* [To do]: Leaving out every picture, quote the data below exactly as it appears.

* [Data shown]:
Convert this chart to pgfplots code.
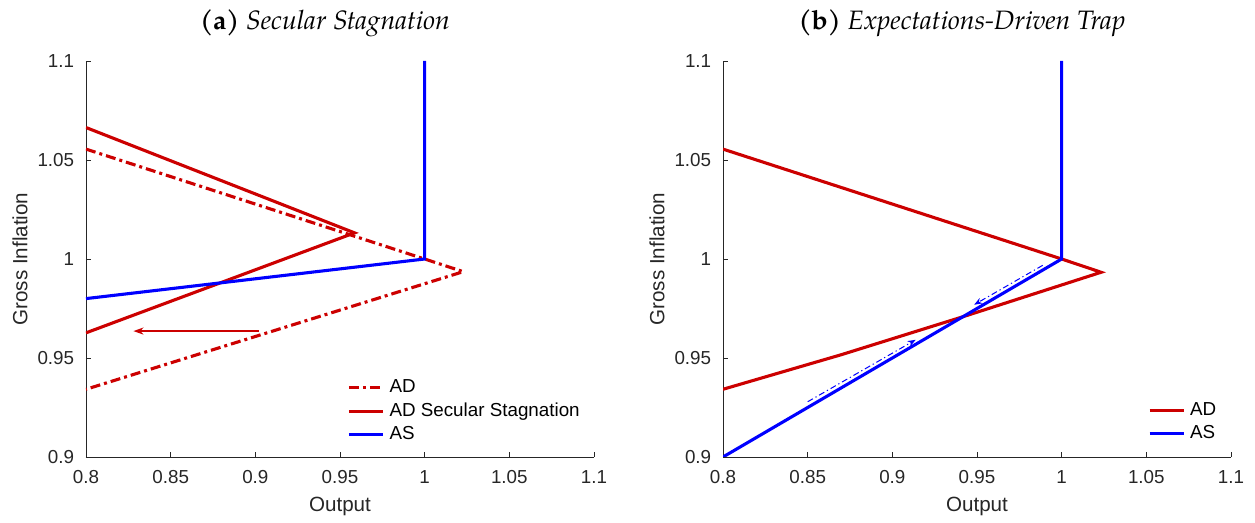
\documentclass[border=0pt]{standalone}
\usepackage{fontspec}
\setmainfont{Liberation Sans}
\newfontfamily\titlefont{TeX Gyre Pagella}
\usepackage{pgfplots}
\pgfplotsset{compat=1.18}
\usetikzlibrary{arrows.meta}
\definecolor{adred}{rgb}{0.8,0,0}
\definecolor{axgray}{rgb}{0.15,0.15,0.15}

\pgfplotsset{
  panel/.style={
    scale only axis, width=254pt, height=198pt,
    xmin=0.8, xmax=1.1, ymin=0.9, ymax=1.1,
    xtick={0.8,0.85,0.9,0.95,1,1.05,1.1},
    xticklabels={0.8,0.85,0.9,0.95,1,1.05,1.1},
    ytick={0.9,0.95,1,1.05,1.1},
    yticklabels={0.9,0.95,1,1.05,1.1},
    axis lines=left,
    axis line style={-, draw=axgray, line width=0.45pt},
    tick align=inside, major tick length=2.5pt,
    tick style={draw=axgray, line width=0.45pt},
    tick label style={font=\fontsize{9.4}{11}\selectfont, text=axgray},
    /pgf/number format/assume math mode=true,
    xticklabel style={yshift=-3.4pt},
    yticklabel style={xshift=-2.4pt},
    every axis x label/.style={at={(axis description cs:0.5,0)}, anchor=center, yshift=-24.5pt,
      font=\fontsize{10.3}{12}\selectfont, text=axgray},
    every axis y label/.style={at={(axis description cs:0,0.5)}, xshift=-33pt, rotate=90, anchor=center,
      font=\fontsize{10.3}{12}\selectfont, text=axgray},
    xlabel={Output}, ylabel={Gross Inflation},
    legend style={draw=none, fill=none, font=\fontsize{9.4}{11}\selectfont,
      nodes={inner sep=0pt, text height=7pt, text depth=2pt},
      row sep=2.75pt, column sep=2.5pt},
    legend cell align=left,
    legend image code/.code={\draw[#1] (0pt,0pt) -- (17pt,0pt);},
  }
}

\begin{document}
\begin{tikzpicture}
\useasboundingbox (0,0) rectangle (627.5pt,-261.5pt);

\node[anchor=base, font=\titlefont\fontsize{13.3}{15}\selectfont] at (162.5pt,-15pt)
  {\textbf{(a)} \textit{Secular Stagnation}};
\node[anchor=base, font=\titlefont\fontsize{13.3}{15}\selectfont] at (481pt,-15pt)
  {\textbf{(b)} \textit{Expectations-Driven Trap}};

% (a) secular stagnation
\begin{axis}[panel, at={(43pt,-228.5pt)}, anchor=south west,
  legend style={at={(axis description cs:0.502,0.209)}, anchor=north west}]
\addplot[adred, line width=1.55pt, dash pattern=on 5pt off 2pt on 1.5pt off 2pt]
  coordinates {(0.8,1.0555) (1,1) (1.0228,0.9936) (0.8,0.9342)};
\addplot[adred, line width=1.55pt]
  coordinates {(0.8,1.0664) (0.9586,1.0132) (0.8,0.9627)};
\addplot[blue, line width=1.55pt]
  coordinates {(0.8,0.98) (1,1) (1,1.1)};
\addplot[adred, line width=0.75pt, -{Stealth[length=5pt,width=3.5pt,inset=1.5pt]}, forget plot]
  coordinates {(0.9022,0.9636) (0.828,0.9636)};
\legend{AD, AD Secular Stagnation, AS}
\end{axis}

% (b) expectations-driven trap
\begin{axis}[panel, at={(361.5pt,-228.5pt)}, anchor=south west,
  legend style={at={(axis description cs:0.824,0.152)}, anchor=north west}]
\addplot[adred, line width=1.55pt]
  coordinates {(0.8,1.0555) (1,1) (1.0233,0.9933) (0.9434,0.9713)
               (0.87,0.9517) (0.8,0.9342)};
\addplot[blue, line width=1.55pt]
  coordinates {(0.8,0.9) (1,1) (1,1.1)};
\addplot[blue, line width=0.5pt, dash pattern=on 3pt off 1.5pt on 0.6pt off 1.5pt,
  -{Stealth[length=4pt,width=3pt,inset=1.2pt]}, forget plot]
  coordinates {(0.9888,0.9968) (0.9483,0.9769)};
\addplot[blue, line width=0.5pt, dash pattern=on 3pt off 1.5pt on 0.6pt off 1.5pt,
  -{Stealth[length=4pt,width=3pt,inset=1.2pt]}, forget plot]
  coordinates {(0.85,0.9279) (0.9138,0.9592)};
\legend{AD, AS}
\end{axis}
\end{tikzpicture}
\end{document}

* [Response]:
Convert this chart to pgfplots code.
\documentclass[border=0pt]{standalone}
\usepackage{fontspec}
\setmainfont{Liberation Sans}
\newfontfamily\titlefont{TeX Gyre Pagella}
\usepackage{pgfplots}
\pgfplotsset{compat=1.18}
\usetikzlibrary{arrows.meta}
\definecolor{adred}{rgb}{0.8,0,0}
\definecolor{axgray}{rgb}{0.15,0.15,0.15}

\pgfplotsset{
  panel/.style={
    scale only axis, width=254pt, height=198pt,
    xmin=0.8, xmax=1.1, ymin=0.9, ymax=1.1,
    xtick={0.8,0.85,0.9,0.95,1,1.05,1.1},
    xticklabels={0.8,0.85,0.9,0.95,1,1.05,1.1},
    ytick={0.9,0.95,1,1.05,1.1},
    yticklabels={0.9,0.95,1,1.05,1.1},
    axis lines=left,
    axis line style={-, draw=axgray, line width=0.45pt},
    tick align=inside, major tick length=2.5pt,
    tick style={draw=axgray, line width=0.45pt},
    tick label style={font=\fontsize{9.4}{11}\selectfont, text=axgray},
    /pgf/number format/assume math mode=true,
    xticklabel style={yshift=-3.4pt},
    yticklabel style={xshift=-2.4pt},
    every axis x label/.style={at={(axis description cs:0.5,0)}, anchor=center, yshift=-24.5pt,
      font=\fontsize{10.3}{12}\selectfont, text=axgray},
    every axis y label/.style={at={(axis description cs:0,0.5)}, xshift=-33pt, rotate=90, anchor=center,
      font=\fontsize{10.3}{12}\selectfont, text=axgray},
    xlabel={Output}, ylabel={Gross Inflation},
    legend style={draw=none, fill=none, font=\fontsize{9.4}{11}\selectfont,
      nodes={inner sep=0pt, text height=7pt, text depth=2pt},
      row sep=2.75pt, column sep=2.5pt},
    legend cell align=left,
    legend image code/.code={\draw[#1] (0pt,0pt) -- (17pt,0pt);},
  }
}

\begin{document}
\begin{tikzpicture}
\useasboundingbox (0,0) rectangle (627.5pt,-261.5pt);

\node[anchor=base, font=\titlefont\fontsize{13.3}{15}\selectfont] at (162.5pt,-15pt)
  {\textbf{(a)} \textit{Secular Stagnation}};
\node[anchor=base, font=\titlefont\fontsize{13.3}{15}\selectfont] at (481pt,-15pt)
  {\textbf{(b)} \textit{Expectations-Driven Trap}};

% (a) secular stagnation
\begin{axis}[panel, at={(43pt,-228.5pt)}, anchor=south west,
  legend style={at={(axis description cs:0.502,0.209)}, anchor=north west}]
\addplot[adred, line width=1.55pt, dash pattern=on 5pt off 2pt on 1.5pt off 2pt]
  coordinates {(0.8,1.0555) (1,1) (1.0228,0.9936) (0.8,0.9342)};
\addplot[adred, line width=1.55pt]
  coordinates {(0.8,1.0664) (0.9586,1.0132) (0.8,0.9627)};
\addplot[blue, line width=1.55pt]
  coordinates {(0.8,0.98) (1,1) (1,1.1)};
\addplot[adred, line width=0.75pt, -{Stealth[length=5pt,width=3.5pt,inset=1.5pt]}, forget plot]
  coordinates {(0.9022,0.9636) (0.828,0.9636)};
\legend{AD, AD Secular Stagnation, AS}
\end{axis}

% (b) expectations-driven trap
\begin{axis}[panel, at={(361.5pt,-228.5pt)}, anchor=south west,
  legend style={at={(axis description cs:0.824,0.152)}, anchor=north west}]
\addplot[adred, line width=1.55pt]
  coordinates {(0.8,1.0555) (1,1) (1.0233,0.9933) (0.9434,0.9713)
               (0.87,0.9517) (0.8,0.9342)};
\addplot[blue, line width=1.55pt]
  coordinates {(0.8,0.9) (1,1) (1,1.1)};
\addplot[blue, line width=0.5pt, dash pattern=on 3pt off 1.5pt on 0.6pt off 1.5pt,
  -{Stealth[length=4pt,width=3pt,inset=1.2pt]}, forget plot]
  coordinates {(0.9888,0.9968) (0.9483,0.9769)};
\addplot[blue, line width=0.5pt, dash pattern=on 3pt off 1.5pt on 0.6pt off 1.5pt,
  -{Stealth[length=4pt,width=3pt,inset=1.2pt]}, forget plot]
  coordinates {(0.85,0.9279) (0.9138,0.9592)};
\legend{AD, AS}
\end{axis}
\end{tikzpicture}
\end{document}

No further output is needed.